## Supplied data
>> BEGIN
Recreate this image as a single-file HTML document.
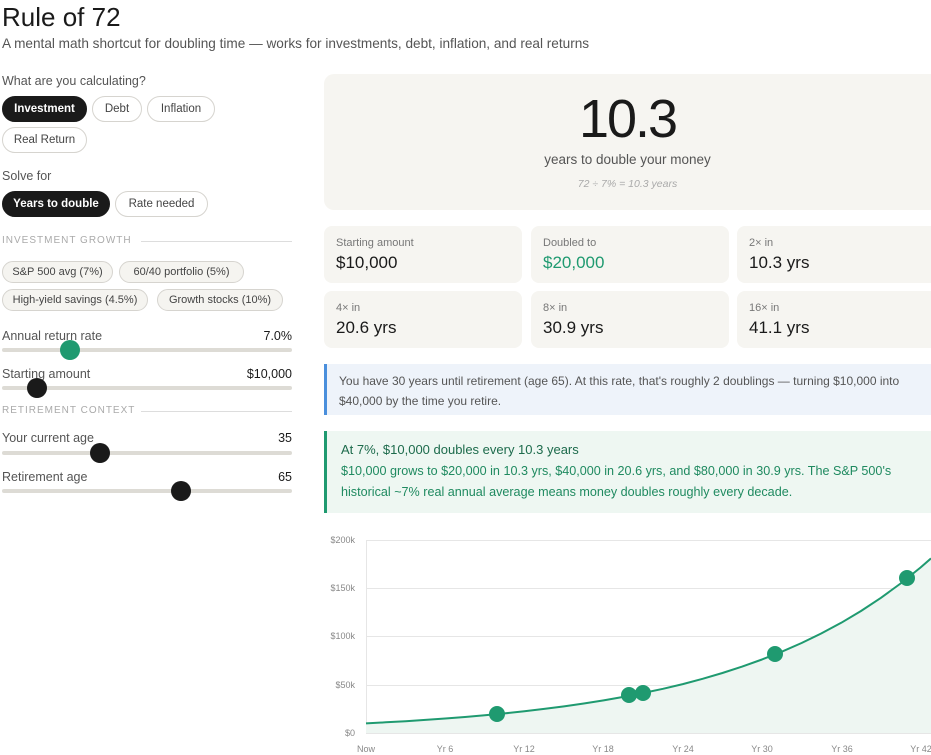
<!DOCTYPE html>
<html><head><meta charset="utf-8"><style>
*{box-sizing:border-box;margin:0;padding:0}
body{width:931px;height:755px;overflow:hidden;background:#fff;font-family:"Liberation Sans",sans-serif;color:#1a1a1a;position:relative}
.a{position:absolute;white-space:nowrap}
.pill{position:absolute;height:26px;border:1px solid #d6d4cf;border-radius:13px;font-size:11.5px;line-height:24px;text-align:center;color:#444;background:#fff}
.pill.on{background:#1a1a1a;color:#fff;border-color:#1a1a1a;font-weight:bold}
.pill.g{background:#f5f4f0;height:22px;line-height:20px;font-size:11px}
.lbl{font-size:12.5px;color:#555}
.sec{font-size:10px;letter-spacing:1px;color:#aaa}
.track{position:absolute;left:2px;width:290px;height:4px;background:#dddbd5;border-radius:2px}
.knob{position:absolute;width:20px;height:20px;border-radius:50%;background:#1a1a1a}
.card{position:absolute;background:#f6f5f1;border-radius:8px;width:198px;height:57px}
.card .k{position:absolute;left:12px;top:11px;font-size:11px;color:#777}
.card .v{position:absolute;left:12px;top:27px;font-size:17px;color:#1a1a1a}
</style></head><body>
<div class="a" style="left:2px;top:2px;font-size:26px">Rule of 72</div>
<div class="a" style="left:2px;top:36px;font-size:13.6px;color:#555">A mental math shortcut for doubling time — works for investments, debt, inflation, and real returns</div>

<div class="a lbl" style="left:2px;top:74px">What are you calculating?</div>
<div class="pill on" style="left:2px;top:96px;width:85px">Investment</div>
<div class="pill" style="left:92px;top:96px;width:50px">Debt</div>
<div class="pill" style="left:147px;top:96px;width:68px">Inflation</div>
<div class="pill" style="left:2px;top:127px;width:85px">Real Return</div>
<div class="a lbl" style="left:2px;top:169px">Solve for</div>
<div class="pill on" style="left:2px;top:191px;width:108px">Years to double</div>
<div class="pill" style="left:115px;top:191px;width:93px">Rate needed</div>
<div class="a sec" style="left:2px;top:235px">INVESTMENT GROWTH</div>
<div class="a" style="left:141px;top:241px;width:151px;height:1px;background:#ddd"></div>
<div class="pill g" style="left:2px;top:261px;width:111px">S&amp;P 500 avg (7%)</div>
<div class="pill g" style="left:119px;top:261px;width:125px">60/40 portfolio (5%)</div>
<div class="pill g" style="left:2px;top:289px;width:146px">High-yield savings (4.5%)</div>
<div class="pill g" style="left:157px;top:289px;width:126px">Growth stocks (10%)</div>

<div class="a lbl" style="left:2px;top:329px">Annual return rate</div>
<div class="a" style="right:639px;top:329px;font-size:12.5px">7.0%</div>
<div class="track" style="top:348px"></div><div class="knob" style="left:60px;top:340px;background:#1f9a70"></div>
<div class="a lbl" style="left:2px;top:367px">Starting amount</div>
<div class="a" style="right:639px;top:367px;font-size:12.5px">$10,000</div>
<div class="track" style="top:386px"></div><div class="knob" style="left:27px;top:378px"></div>
<div class="a sec" style="left:2px;top:405px">RETIREMENT CONTEXT</div>
<div class="a" style="left:141px;top:411px;width:151px;height:1px;background:#ddd"></div>
<div class="a lbl" style="left:2px;top:431px">Your current age</div>
<div class="a" style="right:639px;top:431px;font-size:12.5px">35</div>
<div class="track" style="top:451px"></div><div class="knob" style="left:90px;top:443px"></div>
<div class="a lbl" style="left:2px;top:470px">Retirement age</div>
<div class="a" style="right:639px;top:470px;font-size:12.5px">65</div>
<div class="track" style="top:489px"></div><div class="knob" style="left:171px;top:481px"></div>

<div class="a" style="left:324px;top:74px;width:620px;height:136px;background:#f6f5f1;border-radius:10px"></div>
<div class="a" style="left:324px;top:84px;width:607px;text-align:center;font-size:54px;letter-spacing:-2px;line-height:70px">10.3</div>
<div class="a" style="left:324px;top:152px;width:607px;text-align:center;font-size:13.5px;color:#555">years to double your money</div>
<div class="a" style="left:324px;top:178px;width:607px;text-align:center;font-size:10.5px;color:#aaa;font-style:italic">72 ÷ 7% = 10.3 years</div>

<div class="card" style="left:324px;top:226px"><div class="k">Starting amount</div><div class="v">$10,000</div></div>
<div class="card" style="left:531px;top:226px"><div class="k">Doubled to</div><div class="v" style="color:#1f9a70">$20,000</div></div>
<div class="card" style="left:737px;top:226px;width:210px"><div class="k">2× in</div><div class="v">10.3 yrs</div></div>
<div class="card" style="left:324px;top:291px"><div class="k">4× in</div><div class="v">20.6 yrs</div></div>
<div class="card" style="left:531px;top:291px"><div class="k">8× in</div><div class="v">30.9 yrs</div></div>
<div class="card" style="left:737px;top:291px;width:210px"><div class="k">16× in</div><div class="v">41.1 yrs</div></div>

<div class="a" style="left:324px;top:364px;width:620px;height:51px;background:#eef3fa;border-left:3px solid #4a8fdc"></div>
<div class="a" style="left:339px;top:371px;font-size:12px;color:#555;line-height:20px">You have 30 years until retirement (age 65). At this rate, that's roughly 2 doublings — turning $10,000 into<br>$40,000 by the time you retire.</div>
<div class="a" style="left:324px;top:431px;width:620px;height:82px;background:#eef7f2;border-left:3px solid #1f9a70"></div>
<div class="a" style="left:341px;top:442px;font-size:13px;color:#1d6b4c">At 7%, $10,000 doubles every 10.3 years</div>
<div class="a" style="left:341px;top:461px;font-size:12.6px;color:#1f8a60;line-height:21px">$10,000 grows to $20,000 in 10.3 yrs, $40,000 in 20.6 yrs, and $80,000 in 30.9 yrs. The S&amp;P 500's<br>historical ~7% real annual average means money doubles roughly every decade.</div>

<svg class="a" style="left:0;top:0" width="931" height="755" font-family="Liberation Sans, sans-serif" font-size="9" fill="#888">
<g stroke="#e6e6e6" stroke-width="1">
<line x1="366" y1="540.5" x2="931" y2="540.5"/><line x1="366" y1="588.5" x2="931" y2="588.5"/><line x1="366" y1="636.5" x2="931" y2="636.5"/><line x1="366" y1="685.5" x2="931" y2="685.5"/><line x1="366" y1="733.5" x2="931" y2="733.5"/><line x1="366.5" y1="540" x2="366.5" y2="733"/>
</g>
<g text-anchor="end"><text x="355" y="543">$200k</text><text x="355" y="591">$150k</text><text x="355" y="639">$100k</text><text x="355" y="688">$50k</text><text x="355" y="736">$0</text></g>
<g text-anchor="middle"><text x="366" y="752">Now</text><text x="445" y="752">Yr 6</text><text x="524" y="752">Yr 12</text><text x="603" y="752">Yr 18</text><text x="683" y="752">Yr 24</text><text x="762" y="752">Yr 30</text><text x="842" y="752">Yr 36</text><text x="921" y="752">Yr 42</text></g>
<path d="M366,723.4 L385.8,722.3 L405.6,721.2 L425.4,719.9 L445.2,718.5 L465,717 L484.8,715.3 L504.6,713.4 L524.4,711.3 L544.2,708.9 L564,706.4 L583.8,703.5 L603.6,700.4 L623.4,696.9 L643.2,693 L663,688.8 L682.8,684.1 L702.6,678.8 L722.4,673 L742.2,666.6 L762,659.5 L781.8,651.7 L801.6,643 L821.4,633.4 L841.2,622.8 L861,611 L880.8,597.9 L900.6,583.5 L920.4,567.6 L931,558.4 L931,733 L366,733Z" fill="#eef6f2"/>
<path d="M366,723.4 L385.8,722.3 L405.6,721.2 L425.4,719.9 L445.2,718.5 L465,717 L484.8,715.3 L504.6,713.4 L524.4,711.3 L544.2,708.9 L564,706.4 L583.8,703.5 L603.6,700.4 L623.4,696.9 L643.2,693 L663,688.8 L682.8,684.1 L702.6,678.8 L722.4,673 L742.2,666.6 L762,659.5 L781.8,651.7 L801.6,643 L821.4,633.4 L841.2,622.8 L861,611 L880.8,597.9 L900.6,583.5 L920.4,567.6 L931,558.4" fill="none" stroke="#1f9a70" stroke-width="2" stroke-linejoin="round"/>
<g fill="#1f9a70"><circle cx="497" cy="714" r="8"/><circle cx="629" cy="695" r="8"/><circle cx="643" cy="693" r="8"/><circle cx="775" cy="654" r="8"/><circle cx="907" cy="578" r="8"/></g>
</svg>
</body></html>
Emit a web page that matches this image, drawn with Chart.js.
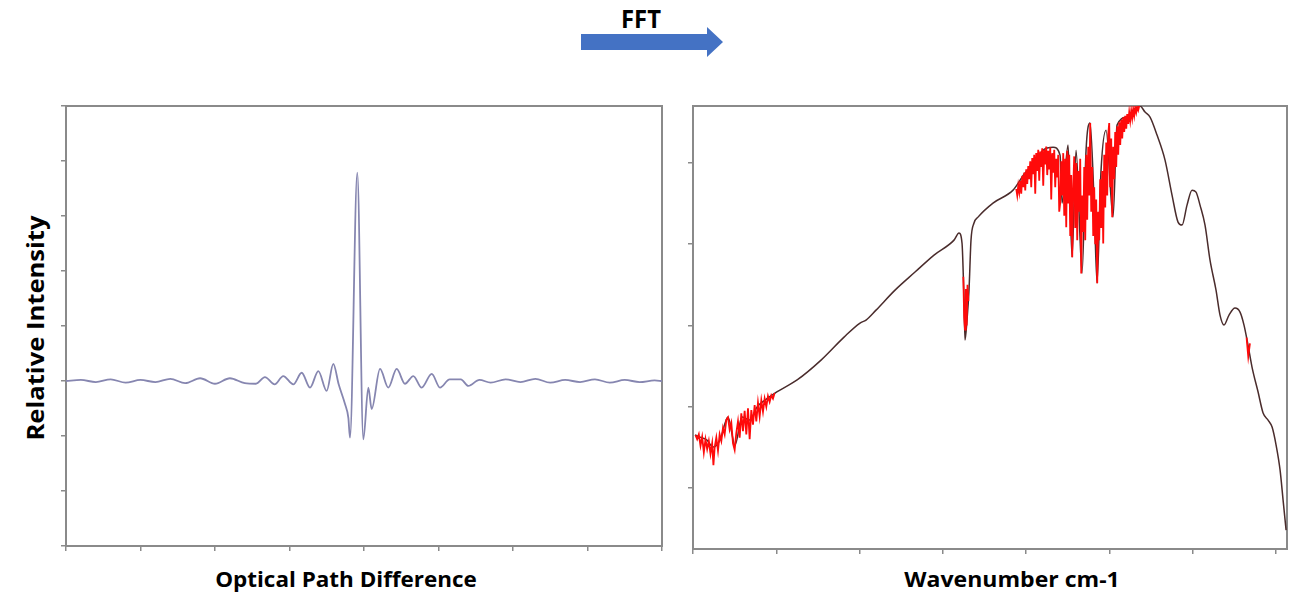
<!DOCTYPE html>
<html><head><meta charset="utf-8">
<script src="https://cdn.jsdelivr.net/npm/chart.js@4.4.1/dist/chart.umd.min.js"></script>
<style>
body{margin:0;width:1290px;height:605px;background:#fff;position:relative;overflow:hidden;font-family:'Open Sans',Lato,sans-serif;}
.lbl{position:absolute;font-weight:700;color:#000;white-space:nowrap;line-height:1.2;transform:translate(-50%,-50%);}
canvas{position:absolute;}
</style></head><body>
<div class="lbl fit" data-w="40" data-rot="0" style="left:641px;top:18px;font-size:25px;">FFT</div>
<svg style="position:absolute;left:0;top:0" width="1290" height="80"><polygon points="581,34 707,34 707,27 723,42 707,57 707,50 581,50" fill="#4472c4"/></svg>
<div class="lbl fit" data-w="225" data-rot="-90" style="left:35px;top:328px;font-size:24px;">Relative Intensity</div>
<div class="lbl fit" data-w="262" data-rot="0" style="left:346px;top:580px;font-size:21px;">Optical Path Difference</div>
<div class="lbl fit" data-w="215" data-rot="0" style="left:1012px;top:580px;font-size:21px;">Wavenumber cm-1</div>
<canvas id="left" width="640" height="470" style="left:40px;top:96px;width:640px;height:470px"></canvas>
<canvas id="right" width="610" height="470" style="left:680px;top:96px;width:610px;height:470px"></canvas>
<script>
// ---- Interferogram (left) ----
const opdX = [0,0.2,0.4,0.6,0.8,1.0,1.2,1.4,1.6,1.8,2.0,2.2,2.4,2.55,2.67,2.8,2.916,3.051,3.164,3.275,3.387,3.499,3.588,3.66,3.745,3.79,3.812,3.910,3.991,4.058,4.103,4.215,4.326,4.439,4.550,4.662,4.774,4.909,5.02,5.15,5.3,5.4,5.55,5.7,5.9,6.1,6.3,6.5,6.7,6.9,7.1,7.3,7.5,7.7,7.9,8.0];
const opdY = [0,0.02,-0.02,0.03,-0.03,0.02,-0.02,0.04,-0.04,0.05,-0.05,0.05,-0.04,-0.05,0.07,-0.06,0.09,-0.06,0.15,-0.12,0.18,-0.18,0.31,-0.06,-0.42,-0.67,-1.03,3.79,-1.06,-0.12,-0.51,0.22,-0.12,0.22,-0.05,0.09,-0.12,0.13,-0.12,0.03,0.03,-0.09,0.02,-0.03,0.03,-0.02,0.04,-0.03,0.02,-0.02,0.03,-0.03,0.02,-0.02,0.01,0.0];
const opdTicksX = [0,1,2,3,4,5,6,7,8];
const opdTicksY = [-3,-2,-1,0,1,2,3,4,5];

// ---- Spectrum (right) ----
const wnX = [0.024,0.084,0.168,0.240,0.324,0.420,0.504,0.588,0.684,0.768,0.864,0.984,1.25,1.537,1.813,2.005,2.077,2.197,2.425,2.665,2.893,3.133,3.193,3.229,3.253,3.265,3.289,3.313,3.337,3.373,3.421,3.601,3.842,3.986,4.106,4.202,4.322,4.406,4.430,4.502,4.550,4.598,4.670,4.718,4.766,4.814,4.850,4.898,4.958,5.042,5.090,5.210,5.282,5.366,5.426,5.486,5.570,5.666,5.750,5.822,5.870,5.930,5.990,6.038,6.086,6.146,6.206,6.278,6.326,6.374,6.434,6.506,6.566,6.614,6.662,6.710,6.783,6.843,6.903,6.951,6.999,7.047,7.083,7.119];
const wnY = [0.652,0.627,0.590,0.504,0.590,0.873,0.529,0.873,0.836,0.996,1.082,1.169,1.33,1.574,1.857,2.030,2.066,2.189,2.435,2.657,2.866,3.050,3.137,3.014,2.312,1.820,2.066,2.435,3.050,3.260,3.333,3.506,3.665,3.875,3.998,4.157,4.194,4.096,3.506,4.219,2.841,4.157,2.644,4.157,4.490,3.542,2.522,3.911,4.403,3.333,4.465,4.563,4.649,4.699,4.625,4.563,4.342,4.034,3.604,3.272,3.235,3.481,3.665,3.641,3.481,3.235,2.804,2.435,2.128,2.005,2.128,2.214,2.165,2.005,1.759,1.488,1.181,0.923,0.836,0.750,0.529,0.221,-0.148,-0.517];
// absorption-noise bands (red)
const bandLowX = [0.03,0.05,0.07,0.09,0.11,0.13,0.15,0.17,0.19,0.21,0.23,0.245,0.26,0.28,0.30,0.32,0.34,0.36,0.38,0.40,0.42,0.44,0.46,0.48,0.50,0.52,0.54,0.56,0.58,0.60,0.62,0.64,0.66,0.68,0.70,0.72,0.74,0.76,0.78,0.80,0.82,0.84,0.86,0.88,0.90,0.92,0.94,0.96,0.98];
const bandLowY = [0.65,0.60,0.66,0.52,0.63,0.44,0.60,0.48,0.58,0.42,0.55,0.28,0.50,0.62,0.46,0.66,0.58,0.74,0.66,0.84,0.87,0.72,0.80,0.55,0.47,0.68,0.82,0.62,0.92,0.70,0.95,0.66,0.98,0.60,0.96,0.78,1.02,0.82,1.05,0.88,1.08,0.94,1.10,1.00,1.13,1.06,1.14,1.10,1.17];
const bandNotchX = [3.245,3.255,3.265,3.275,3.285,3.295,3.305];
const bandNotchY = [2.6,2.1,1.95,2.45,2.0,2.5,2.3];
const bandHighX = [3.88,3.892,3.904,3.916,3.928,3.94,3.952,3.964,3.976,3.988,4.00,4.012,4.024,4.036,4.048,4.06,4.072,4.084,4.096,4.108,4.12,4.132,4.144,4.156,4.168,4.18,4.192,4.204,4.216,4.228,4.24,4.252,4.264,4.276,4.288,4.30,4.312,4.324,4.336,4.348,4.36,4.372,4.384,4.396,4.408,4.42,4.432,4.444,4.456,4.468,4.48,4.492,4.504,4.516,4.528,4.54,4.552,4.564,4.576,4.588,4.60,4.612,4.624,4.636,4.648,4.66,4.672,4.684,4.696,4.708,4.72,4.732,4.744,4.756,4.768,4.78,4.792,4.804,4.816,4.828,4.84,4.852,4.864,4.876,4.888,4.90,4.912,4.924,4.936,4.948,4.96,4.972,4.984,4.996,5.008,5.02,5.032,5.044,5.056,5.068,5.08,5.092,5.104,5.116,5.128,5.14,5.152,5.164,5.176,5.188,5.20,5.212,5.224,5.236,5.248,5.26,5.272,5.284,5.296,5.308,5.32,5.332,5.344,5.356];
const bandHighY = [3.68,3.60,3.72,3.64,3.78,3.62,3.84,3.70,3.88,3.66,3.92,3.74,3.96,3.80,4.02,3.70,4.06,3.86,4.10,3.62,4.12,3.90,4.16,3.78,4.14,3.95,4.18,3.72,4.16,3.98,4.20,3.85,4.15,3.92,4.19,3.55,4.12,3.88,4.16,3.70,4.05,3.82,4.10,3.40,3.51,4.02,3.60,4.12,3.35,4.05,3.21,4.15,3.50,4.10,3.10,3.85,2.84,3.70,4.08,3.20,4.00,3.05,3.90,3.40,4.05,2.64,3.60,3.15,3.95,3.05,4.10,3.30,4.20,3.60,4.49,3.40,3.95,3.10,3.70,3.00,3.55,2.52,3.40,3.05,3.80,3.20,3.90,3.01,4.10,3.45,4.25,3.60,4.35,4.49,3.70,4.30,3.33,4.20,3.80,4.38,3.95,4.45,4.10,4.50,4.22,4.53,4.30,4.56,4.38,4.58,4.42,4.60,4.48,4.62,4.52,4.64,4.55,4.66,4.58,4.68,4.62,4.69,4.65,4.70];
const bandTailX = [6.645,6.665,6.685];
const bandTailY = [1.85,1.62,1.78];
const wnTicksX = [0,1,2,3,4,5,6,7];
const wnTicksY = [0,1,2,3,4];

const pts = (xs, ys) => xs.map((x, i) => ({x, y: ys[i]}));
const gap = x => ({x, y: null});

const FRAME = '#8a8a8a';
function axes(xmin, xmax, ymin, ymax, tx, ty, yW, xH) {
  const setTicks = arr => s => { s.ticks = arr.map(v => ({value: v})); };
  const common = {type: 'linear', ticks: {display: false},
    border: {display: true, color: FRAME, width: 2}};
  return {
    x: {...common, position: 'bottom', min: xmin, max: xmax,
        grid: {display: true, drawOnChartArea: false, drawTicks: true, tickLength: 5, color: FRAME, lineWidth: 1.5},
        afterBuildTicks: setTicks(tx), afterFit: s => { s.height = xH; }},
    y: {...common, position: 'left', min: ymin, max: ymax,
        grid: {display: true, drawOnChartArea: false, drawTicks: true, tickLength: 5, color: FRAME, lineWidth: 1.5},
        afterBuildTicks: setTicks(ty), afterFit: s => { s.width = yW; }},
    x2: {...common, position: 'top', min: xmin, max: xmax, grid: {display: false},
        afterFit: s => { s.height = 0; }},
    y2: {...common, position: 'right', min: ymin, max: ymax, grid: {display: false},
        afterFit: s => { s.width = 0; }}
  };
}
const base = {responsive: false, animation: false, devicePixelRatio: 1,
  plugins: {legend: {display: false}, tooltip: {enabled: false}},
  elements: {point: {radius: 0}}};

new Chart(document.getElementById('left'), {
  type: 'line',
  data: {datasets: [{data: pts(opdX, opdY), borderColor: '#8686b0', borderWidth: 1.8,
    cubicInterpolationMode: 'monotone', fill: false}]},
  options: {...base, layout: {padding: {top: 10, right: 18, left: 0, bottom: 0}},
    scales: axes(0, 8, -3, 5, opdTicksX, opdTicksY, 26, 20)}
});

const red = [].concat(pts(bandLowX, bandLowY), [gap(1.5)], pts(bandNotchX, bandNotchY), [gap(3.6)],
  pts(bandHighX, bandHighY), [gap(6.0)], pts(bandTailX, bandTailY));
new Chart(document.getElementById('right'), {
  type: 'line',
  data: {datasets: [
    {data: red, borderColor: '#ff0a0a', borderWidth: 1.8, tension: 0, spanGaps: false, order: 0},
    {data: pts(wnX, wnY), borderColor: '#4a2c2c', borderWidth: 1.5, cubicInterpolationMode: 'monotone', order: 1}
  ]},
  options: {...base, layout: {padding: {top: 10, right: 3, left: 0, bottom: 0}},
    scales: axes(0, 7.13, -0.75, 4.70, wnTicksX, wnTicksY, 13, 17)}
});

// fit label widths to the reference
document.querySelectorAll('.lbl.fit').forEach(el => {
  const k = (+el.dataset.w) / el.offsetWidth;
  el.style.transform = `translate(-50%,-50%) rotate(${el.dataset.rot}deg) scaleX(${k})`;
});
</script>
</body></html>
>> END
## Instruction
Leave out the pictures, then repeat the listing above exactly from its first line to the line with "and real returns</div>", inclusive.

## Response to this exercise
Recreate this image as a single-file HTML document.
<!DOCTYPE html>
<html><head><meta charset="utf-8"><style>
*{box-sizing:border-box;margin:0;padding:0}
body{width:931px;height:755px;overflow:hidden;background:#fff;font-family:"Liberation Sans",sans-serif;color:#1a1a1a;position:relative}
.a{position:absolute;white-space:nowrap}
.pill{position:absolute;height:26px;border:1px solid #d6d4cf;border-radius:13px;font-size:11.5px;line-height:24px;text-align:center;color:#444;background:#fff}
.pill.on{background:#1a1a1a;color:#fff;border-color:#1a1a1a;font-weight:bold}
.pill.g{background:#f5f4f0;height:22px;line-height:20px;font-size:11px}
.lbl{font-size:12.5px;color:#555}
.sec{font-size:10px;letter-spacing:1px;color:#aaa}
.track{position:absolute;left:2px;width:290px;height:4px;background:#dddbd5;border-radius:2px}
.knob{position:absolute;width:20px;height:20px;border-radius:50%;background:#1a1a1a}
.card{position:absolute;background:#f6f5f1;border-radius:8px;width:198px;height:57px}
.card .k{position:absolute;left:12px;top:11px;font-size:11px;color:#777}
.card .v{position:absolute;left:12px;top:27px;font-size:17px;color:#1a1a1a}
</style></head><body>
<div class="a" style="left:2px;top:2px;font-size:26px">Rule of 72</div>
<div class="a" style="left:2px;top:36px;font-size:13.6px;color:#555">A mental math shortcut for doubling time — works for investments, debt, inflation, and real returns</div>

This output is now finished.